I read on the Opera Tattler blog that Los Angeles Opera and San Francisco Opera are both holding sales of costumes from their costume shops in anticipation of the Halloween season. Those of us who want to dress up for our parties as the Duke of Mantua in Rigoletto now have the opportunity to do so because they are liquidating 2,500 costumes from their collection. Is it safe to assume that both of these institutions are attempting to earn some extra revenue when it is in short supply for arts companies? Common sense dictates that my answer be yes since the only logical alternative response is that the companies are benevolent to commoners and have an excess of costumes, and that is not a very plausible explanation. The costumes available are mainly things worn by chorus members, but for the collector who has extra capital to spend since these will likely sell for a good amount considering the information I am about to provide, there are also costumes worn by sopranos Carol Vaness and Karita Mattila, mezzo-soprano Jennifer Larmore, who is the most recorded mezzo-soprano of all time, and tenor Placido Domingo. In addition to all of the complete costumes, they are also selling individual accesory pieces such as hats, shoes, and scarves.

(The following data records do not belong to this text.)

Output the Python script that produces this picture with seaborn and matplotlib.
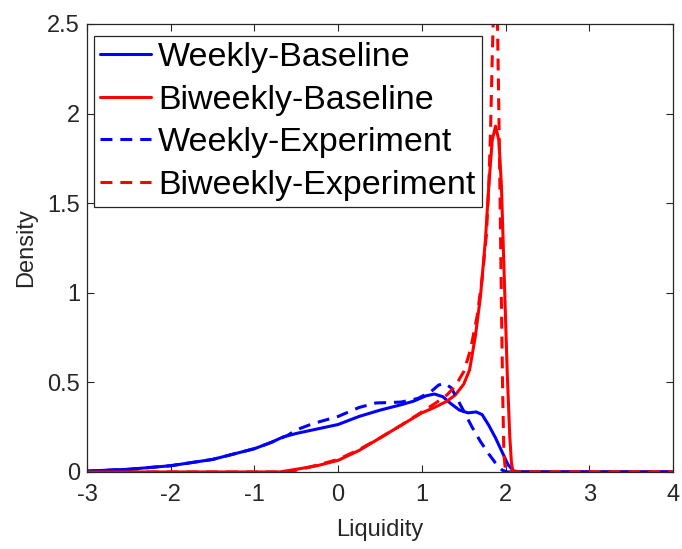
import matplotlib
matplotlib.use("Agg")
import matplotlib.pyplot as plt
import seaborn as sns
import pandas as pd

# Density curves of liquidity, read as (x, density) knots
weekly_base_x = [-3.0, -2.5, -2.0, -1.5, -1.0, -0.8, -0.66, -0.5, -0.25, 0.0, 0.25, 0.5,
                 0.75, 0.9, 1.05, 1.15, 1.25, 1.35, 1.45, 1.55, 1.65, 1.72, 1.80, 1.88,
                 1.96, 2.03, 2.10, 2.2, 3.0, 4.0]
weekly_base_y = [0.005, 0.015, 0.035, 0.07, 0.13, 0.165, 0.195, 0.215, 0.24, 0.265, 0.31, 0.345,
                 0.375, 0.395, 0.425, 0.435, 0.42, 0.38, 0.345, 0.33, 0.335, 0.32, 0.26, 0.19,
                 0.11, 0.04, 0.005, 0.0, 0.0, 0.0]

biweekly_base_x = [-3.0, -0.7, -0.5, -0.25, 0.0, 0.25, 0.5, 0.75, 1.0, 1.15, 1.3, 1.4, 1.5,
                   1.57, 1.64, 1.70, 1.76, 1.80, 1.84, 1.88, 1.92, 1.95, 1.97, 2.0, 2.02,
                   2.05, 2.07, 2.09, 4.0]
biweekly_base_y = [0.0, 0.0, 0.015, 0.035, 0.065, 0.12, 0.19, 0.26, 0.33, 0.36, 0.395, 0.43, 0.49,
                   0.57, 0.76, 0.98, 1.3, 1.6, 1.85, 1.93, 1.85, 1.6, 1.3, 0.85, 0.55,
                   0.2, 0.05, 0.0, 0.0]

weekly_exp_x = [-3.0, -2.5, -2.0, -1.5, -1.0, -0.8, -0.6, -0.5, -0.3, 0.0, 0.25, 0.45, 0.75,
                0.95, 1.1, 1.2, 1.27, 1.35, 1.42, 1.5, 1.6, 1.7, 1.8, 1.88, 1.96, 2.02,
                2.1, 3.0, 4.0]
weekly_exp_y = [0.005, 0.015, 0.035, 0.07, 0.13, 0.165, 0.205, 0.235, 0.27, 0.31, 0.36, 0.385, 0.39,
                0.41, 0.445, 0.485, 0.495, 0.47, 0.41, 0.34, 0.25, 0.17, 0.10, 0.05, 0.01, 0.0,
                0.0, 0.0, 0.0]

biweekly_exp_x = [-3.0, -0.6, -0.4, -0.2, 0.0, 0.25, 0.5, 0.75, 1.0, 1.15, 1.3, 1.4, 1.5,
                  1.58, 1.66, 1.72, 1.77, 1.80, 1.82, 1.84, 1.86, 1.88, 1.90, 1.92, 1.935,
                  1.95, 1.965, 1.98, 2.0, 4.0]
biweekly_exp_y = [0.0, 0.0, 0.02, 0.045, 0.07, 0.125, 0.19, 0.26, 0.335, 0.38, 0.43, 0.48, 0.56,
                  0.68, 0.87, 1.08, 1.32, 1.6, 1.9, 2.3, 2.65, 2.8, 2.6, 2.0, 1.5,
                  0.95, 0.45, 0.1, 0.0, 0.0]

series_names = ["Weekly-Baseline", "Biweekly-Baseline", "Weekly-Experiment", "Biweekly-Experiment"]

x_ticks = [-3, -2, -1, 0, 1, 2, 3, 4]
x_tick_labels = ["-3", "-2", "-1", "0", "1", "2", "3", "4"]
y_ticks = [0, 0.5, 1, 1.5, 2, 2.5]
y_tick_labels = ["0", "0.5", "1", "1.5", "2", "2.5"]

sns.set_theme(style="white")
plt.rcParams["font.family"] = ["Liberation Sans", "DejaVu Sans"]
dark = "#262626"

fig = plt.figure(figsize=(6.82, 5.49), dpi=100)
ax = fig.add_axes([0.1276, 0.1403, 0.8592, 0.8160])

curves = [
    (weekly_base_x, weekly_base_y, "#0000ff", "-"),
    (biweekly_base_x, biweekly_base_y, "#ff0000", "-"),
    (weekly_exp_x, weekly_exp_y, "#0000ff", "--"),
    (biweekly_exp_x, biweekly_exp_y, "#ff0000", "--"),
]
for name, (xs, ys, color, ls) in zip(series_names, curves):
    df = pd.DataFrame({"Liquidity": xs, "Density": ys})
    sns.lineplot(data=df, x="Liquidity", y="Density", ax=ax, color=color,
                 linewidth=2.2, label=name, estimator=None, sort=False)
    line = ax.lines[-1]
    if ls == "--":
        line.set_dashes((3.9, 2.6))

ax.set_xlim(-3, 4)
ax.set_ylim(0, 2.5)
ax.set_xticks(x_ticks)
ax.set_xticklabels(x_tick_labels)
ax.set_yticks(y_ticks)
ax.set_yticklabels(y_tick_labels)
ax.tick_params(direction="in", length=5, width=0.8, color=dark, labelcolor=dark,
               labelsize=17, top=True, right=True, bottom=True, left=True)
ax.tick_params(axis="x", pad=9)
ax.tick_params(axis="y", pad=5)
for sp in ax.spines.values():
    sp.set_visible(True)
    sp.set_color(dark)
    sp.set_linewidth(0.9)

ax.set_xlabel("Liquidity", fontsize=17, color=dark, labelpad=9)
ax.set_ylabel("Density", fontsize=17, color=dark, labelpad=7)

leg = ax.legend(loc="upper left", bbox_to_anchor=(0.012, 0.973), fontsize=24.5,
                frameon=True, fancybox=False, framealpha=1, edgecolor=dark,
                handlelength=1.5, handletextpad=0.2, labelspacing=0.34,
                borderpad=0.18, borderaxespad=0.0)
leg.get_frame().set_linewidth(0.9)
for t in leg.get_texts():
    t.set_color("black")

fig.savefig("out.png", dpi=100)
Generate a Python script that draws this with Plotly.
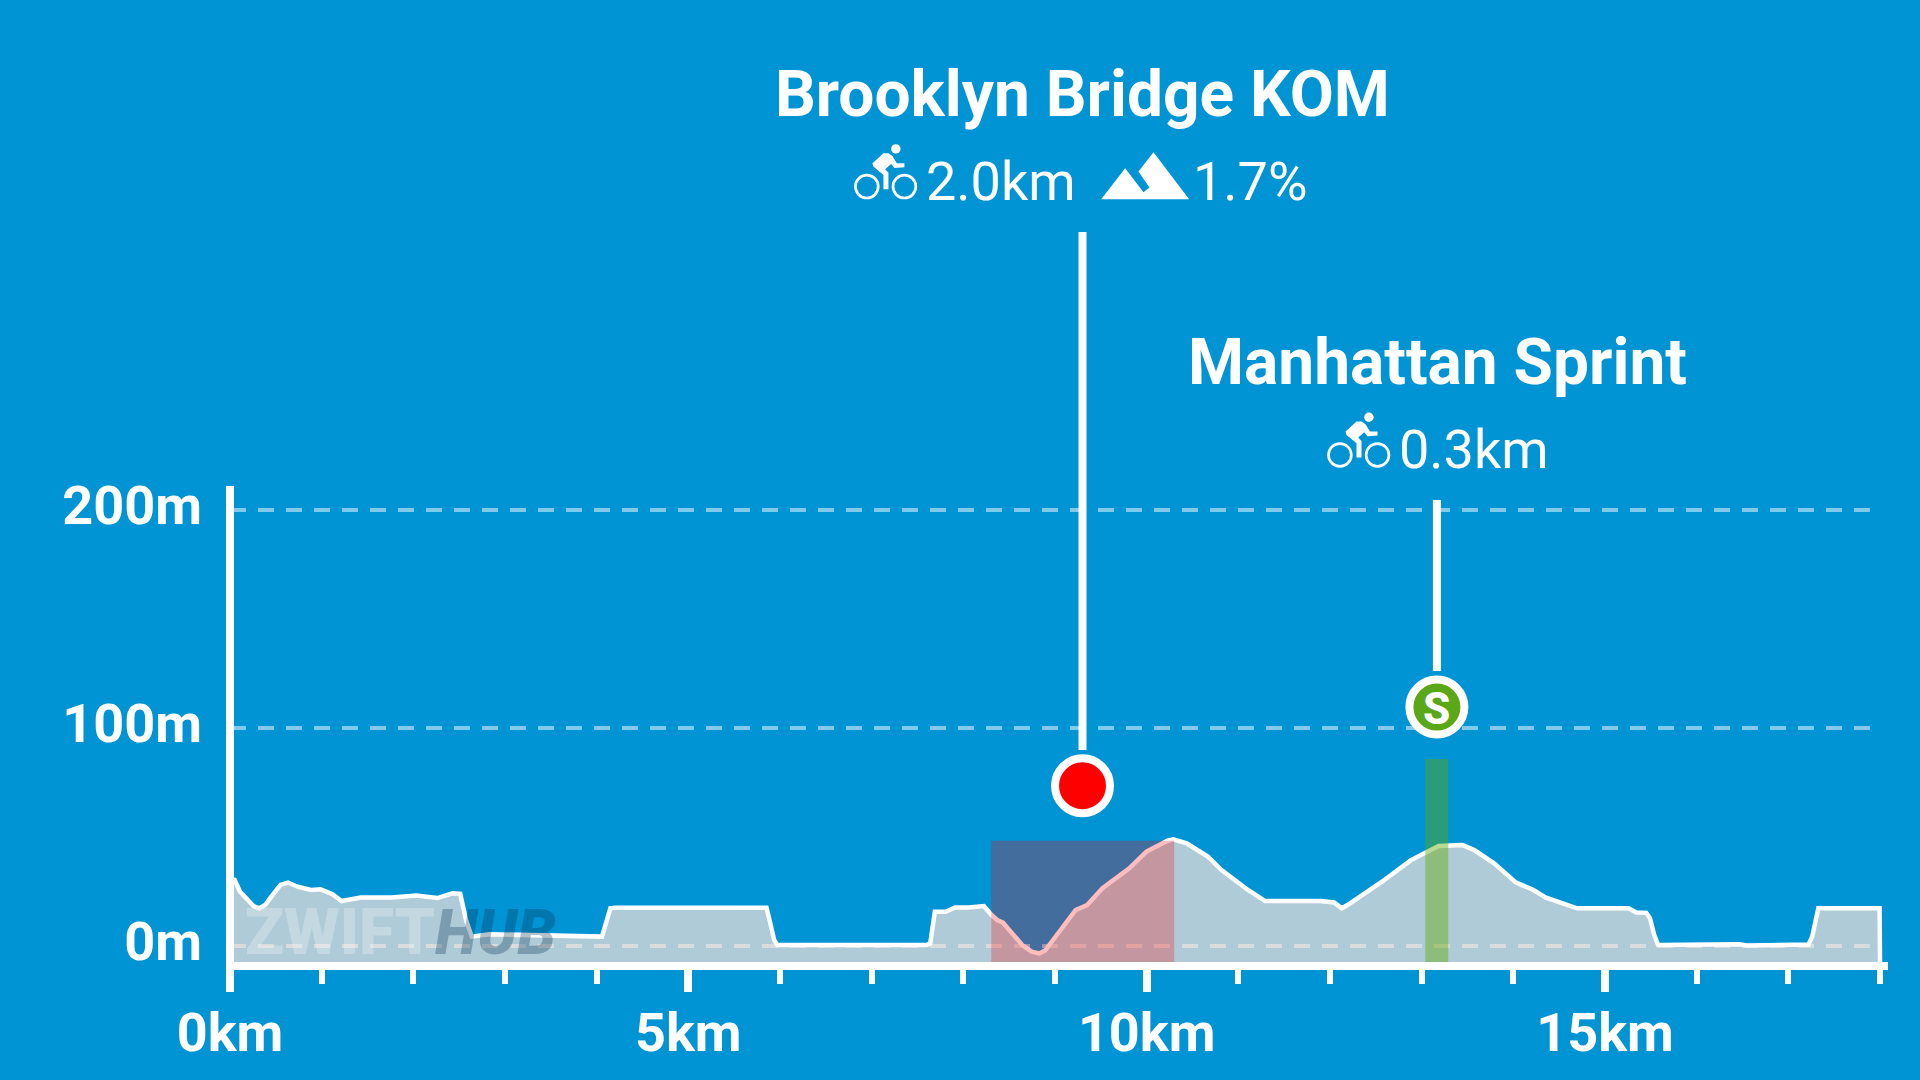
import plotly.graph_objects as go

# elevation profile
distance_km = [0, 0.05, 0.11, 0.174, 0.257, 0.32, 0.383, 0.445, 0.495, 0.55, 0.633, 0.737, 0.884, 0.988,
               1.113, 1.218, 1.426, 1.76, 2.032, 2.262, 2.429, 2.512, 2.575, 2.637, 2.825, 3.347, 3.681,
               4.057, 4.09, 4.149, 4.203, 5.853, 5.894, 5.936, 5.97, 7.597, 7.639, 7.689, 7.806, 7.911,
               8.057, 8.224, 8.308, 8.37, 8.432, 8.516, 8.642, 8.745, 8.829, 8.892, 9.058, 9.225, 9.351,
               9.518, 9.81, 9.998, 10.228, 10.29, 10.437, 10.667, 10.813, 11.105, 11.293, 11.899, 12.045,
               12.128, 12.191, 12.567, 12.883, 13.185, 13.445, 13.573, 13.79, 14.026, 14.22, 14.35,
               14.695, 15.256, 15.342, 15.45, 15.49, 15.537, 15.58, 16.464, 16.55, 17.22, 17.26, 17.327,
               17.995, 18.0]
elevation_m = [31, 30.3, 24.9, 21.9, 18.3, 17.3, 18.8, 22.3, 24.9, 28, 29.1, 27.2, 25.7, 26,
               23.9, 20.6, 22.2, 22.3, 23.1, 22, 24.2, 23.9, 11.9, 4.3, 5.4, 5, 5,
               4.3, 8.9, 17.3, 17.6, 17.6, 10.4, 2.75, 0.46, 0.46, 1.2, 15.7, 15.7, 17.7,
               17.7, 18.3, 14.2, 11.9, 10.7, 6.6, 0.46, -2.6, -3.4, -2.1, 7.3, 16.5, 18.8,
               26.5, 35.6, 43.3, 48.3, 48.9, 47.1, 41, 34.9, 25.7, 20.6, 20.6, 20,
               17.3, 18.8, 29.5, 39.4, 45.9, 46.3, 44, 37.9, 29.2, 25.7, 22.3,
               17.3, 17.3, 15.4, 15.2, 12.7, 5, 0.46, 0.76, 0.2, 0.7, 4.3, 17.3,
               17.3, -7.34]

y_ticks = [0, 100, 200]
y_labels = ["0m", "100m", "200m"]
x_ticks = [0, 5, 10, 15]
x_labels = ["0km", "5km", "10km", "15km"]
x_minor = list(range(1, 19))

y_bottom = -7.34
y_top = 433.9
y_axis_end = 211
grid_end_km = 17.89

kom_span = [8.304, 10.3]
kom_top = 48.3
kom_km = 9.3
kom_marker_m = 73.5
kom_stem = [89.9, 327.5]
kom_name = "Brooklyn Bridge KOM"
kom_length = "2.0km"
kom_grade = "1.7%"

sprint_span = [13.04, 13.29]
sprint_top = 85.8
sprint_km = 13.166
sprint_marker_m = 109.6
sprint_stem = [126.1, 204.6]
sprint_name = "Manhattan Sprint"
sprint_length = "0.3km"

BG = "#0094d4"
AREA = "rgba(255,228,218,0.69)"
KOM_BAND = "rgba(255,0,0,0.26)"
SPRINT_BAND = "rgba(98,169,0,0.43)"
SPRINT_GREEN = "#5aa817"
FONT = "Roboto"

# px per km / px per metre, only used to place the small icons
PX_KM = 91.65
PX_M = 2.18


def px_km(px):
    return (px - 230) / PX_KM


def px_m(py):
    return (946 - py) / PX_M


BIKE_BODY = [(38.3, 13.3), (43.3, 13.3), (47.3, 16), (51.7, 23.3), (59.3, 23.3), (59.3, 27.3), (49.3, 28),
             (46, 24), (40, 29.3), (43.3, 32.7), (43.3, 49.3), (38.3, 49.3), (38.3, 35), (28.3, 26.7), (27.3, 23.3)]
MOUNTAIN = [(6, 54.3), (30, 23.3), (48.3, 47.3), (54.3, 42.7), (43.3, 26.7), (58.3, 7.3), (94, 54.3)]


def poly_shape(points, left, top):
    path = "M " + " L ".join(f"{x},{-y}" for x, y in points) + " Z"
    return dict(type="path", path=path, xsizemode="pixel", ysizemode="pixel",
                xanchor=px_km(left), yanchor=px_m(top), fillcolor="white", line_width=0, layer="above")


def ring_shape(cx, cy, r, left, top, width=0, fill="rgba(0,0,0,0)"):
    return dict(type="circle", xsizemode="pixel", ysizemode="pixel",
                xanchor=px_km(left), yanchor=px_m(top),
                x0=cx - r, x1=cx + r, y0=-cy - r, y1=-cy + r,
                fillcolor=fill, line=dict(color="white", width=width), layer="above")


def bike_icon(left, top):
    return [
        poly_shape(BIKE_BODY, left, top),
        ring_shape(50.7, 9, 4.7, left, top, fill="white"),
        ring_shape(21.7, 46.7, 11.4, left, top, width=2.7),
        ring_shape(59.3, 46.7, 11.4, left, top, width=2.7),
    ]


fig = go.Figure()
fig.add_trace(go.Scatter(x=distance_km, y=[y_bottom] * len(distance_km), mode="lines",
                         line=dict(width=0), hoverinfo="skip", showlegend=False))
fig.add_trace(go.Scatter(x=distance_km, y=elevation_m, mode="lines", fill="tonexty", fillcolor=AREA,
                         line=dict(color="white", width=4.5), showlegend=False))

# stems and markers
fig.add_trace(go.Scatter(x=[kom_km, kom_km], y=kom_stem, mode="lines",
                         line=dict(color="white", width=8), showlegend=False))
fig.add_trace(go.Scatter(x=[sprint_km, sprint_km], y=sprint_stem, mode="lines",
                         line=dict(color="white", width=8), showlegend=False))
fig.add_trace(go.Scatter(x=[kom_km], y=[kom_marker_m], mode="markers",
                         marker=dict(size=55, color="#ff0000", line=dict(color="white", width=8)),
                         showlegend=False))
fig.add_trace(go.Scatter(x=[sprint_km], y=[sprint_marker_m], mode="markers",
                         marker=dict(size=55, color=SPRINT_GREEN, line=dict(color="white", width=8)),
                         showlegend=False))

shapes = []
for tick in y_ticks:
    shapes.append(dict(type="line", x0=0, x1=grid_end_km, y0=tick, y1=tick, layer="below",
                       line=dict(color="rgba(255,255,255,0.5)", width=4, dash="16px,12px")))
shapes.append(dict(type="line", x0=0, x1=0, y0=y_bottom, y1=y_axis_end, layer="above",
                   line=dict(color="white", width=8)))
shapes.append(dict(type="rect", x0=kom_span[0], x1=kom_span[1], y0=y_bottom, y1=kom_top, layer="above",
                   fillcolor=KOM_BAND, line_width=0))
shapes.append(dict(type="rect", x0=sprint_span[0], x1=sprint_span[1], y0=y_bottom, y1=sprint_top, layer="above",
                   fillcolor=SPRINT_BAND, line_width=0))
shapes += bike_icon(845, 140)
shapes += bike_icon(1318, 408.3)
shapes.append(poly_shape(MOUNTAIN, 1095, 145))


def label(text, px, py, size, weight=400):
    return dict(x=px_km(px), y=px_m(py), text=text, showarrow=False, xanchor="center", yanchor="middle",
                font=dict(family=FONT, size=size, color="white", weight=weight))


annotations = [
    label(kom_name, 1082, 94.5, 64, 700),
    label(sprint_name, 1437, 362.5, 64, 700),
    label(kom_length, 1000.5, 182, 54),
    label(kom_grade, 1250.5, 182, 54),
    label(sprint_length, 1473.5, 449.5, 54),
    label("S", 1436.7, 709, 44, 800),
    dict(x=px_km(243), y=px_m(932), xanchor="left", yanchor="middle", showarrow=False, text="ZWIFT",
         font=dict(family=FONT, size=64, weight=900, color="rgba(255,255,255,0.25)")),
    dict(x=px_km(433), y=px_m(932), xanchor="left", yanchor="middle", showarrow=False, text="<i>HUB</i>",
         font=dict(family=FONT, size=62, weight=900, color="rgba(0,50,80,0.3)")),
]

fig.update_layout(
    width=1920,
    height=1080,
    paper_bgcolor=BG,
    plot_bgcolor=BG,
    margin=dict(l=226, r=32, t=0, b=118),
    showlegend=False,
    shapes=shapes,
    annotations=annotations,
    xaxis=dict(
        range=[-4 / PX_KM, 18.087],
        tickmode="array",
        tickvals=x_ticks,
        ticktext=x_labels,
        ticks="outside",
        ticklen=22,
        tickwidth=8,
        tickcolor="white",
        showline=True,
        linewidth=8,
        linecolor="white",
        showgrid=False,
        zeroline=False,
        ticklabelstandoff=-6,
        tickfont=dict(family=FONT, size=54, color="white", weight=700),
        minor=dict(tickvals=x_minor, ticks="outside", ticklen=14, tickwidth=6, tickcolor="white", showgrid=False),
    ),
    yaxis=dict(
        range=[y_bottom, y_top],
        tickmode="array",
        tickvals=y_ticks,
        ticktext=y_labels,
        ticks="",
        showline=False,
        showgrid=False,
        zeroline=False,
        ticklabelstandoff=23,
        ticklabelshift=-5,
        tickfont=dict(family=FONT, size=54, color="white", weight=700),
    ),
)

fig.write_html("out.html", config={"displayModeBar": False},
               post_script="document.body.style.margin='0';document.body.style.overflow='hidden';")
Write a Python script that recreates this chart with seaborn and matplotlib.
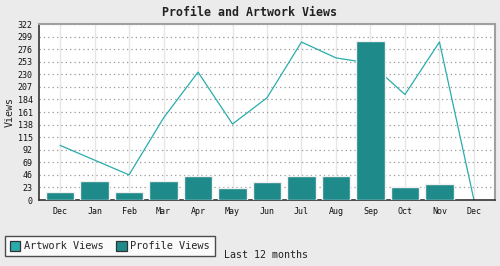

According to the press release of the Los Angeles Opera, all of these costumes are of the most excellent quality since the costume shop employs dozens of master crafters in every field related to creating costumes. Oh yes, I almost forgot to mention that prospective customers need not worry about finding something that will fit them because they have costumes made to fit everyone from "robust Wagnerians to petite Mozartians." Apparently they are helping to advance stereotypes of singers. I wonder if there shall be any horned helmets and spears for sale? Next time around they may start auctioning James Conlon's batons and singers' scores. I think that such would be a more practical sale.
Thank you for reading this post, and I hope that you found this as anecdotal as I did.